NEW YORK: CBS and NBC are urging key lawmakers to maintain restrictions on what TV stations cable and satellite operators can carry in a given market. The networks today penned separate letters to members of the House and Senate committees handling the renewal of SHVERA, the Satellite Home Viewer Extension and Reauthorization Act.

“We understand that some of the proposals being considered for addition to SHVERA would allow cable and satellite carriers to import into local markets the signals of in-state, but out-of-market, television stations,” wrote Michael Fiorile, president and chairman of the NBC affiliate board. “Most importantly, these proposals would erode the long-standing principle of localism by diminishing local stations’ ability to negotiate for retransmission consent fees and earn advertising revenue, both of which support their television service--such as local news, weather, and sports--to their local communities.”

Fiorile said allowing carriage of out-of-market TV stations would allow carriers to play TV stations off of one another and cut into retransmission fees.

“These proposals also would erode the local station’s viewership based advertising revenues, because the importation of duplicative network programming would fragment the local station’s audience,” Fiorile wrote.

Scott Blumenthal, head of the CBS affiliate board, made a similar plea.

“Without these advertising and retransmission fee resources,” he wrote, “the local affiliates would cut local programming and services, including the very substantial coverage and other services they provide to viewers throughout the local market, which have strong community ties and common topography, weather and economic interests with local affiliates.”

Blumenthal said about half of the 210 TV markets in the United States would be affected by allowing out-of-market signal carriage.

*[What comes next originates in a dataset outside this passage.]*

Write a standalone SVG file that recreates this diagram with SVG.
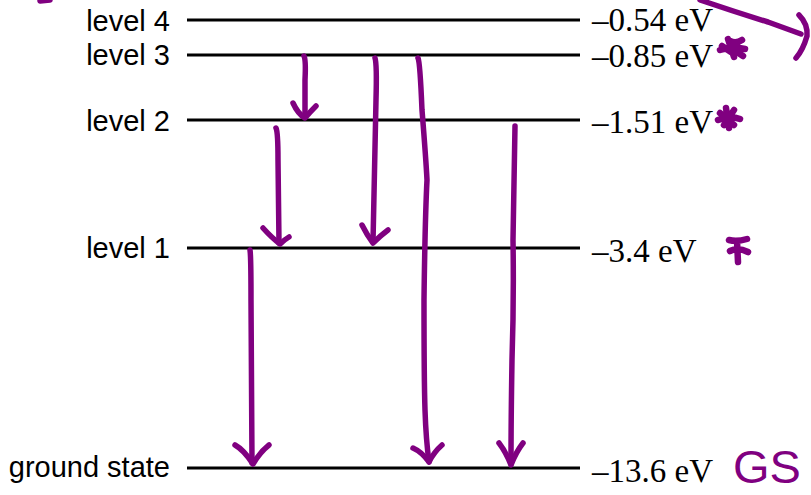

“The rationale for these various legislative proposals is the laudable goal of making available to subscribers along state borders the local news and sports programming from their home-state, but distant stations,” Blumenthal said. “However, this can be accomplished without changing the existing law. Current law permits cable systems and satellite operators to arrange to carry this programming in these border areas. They only are restricted from carrying the duplicative network and syndicated programming which falls outside this laudable rationale and for which the local stations have paid valuable consideration to air in their home market.”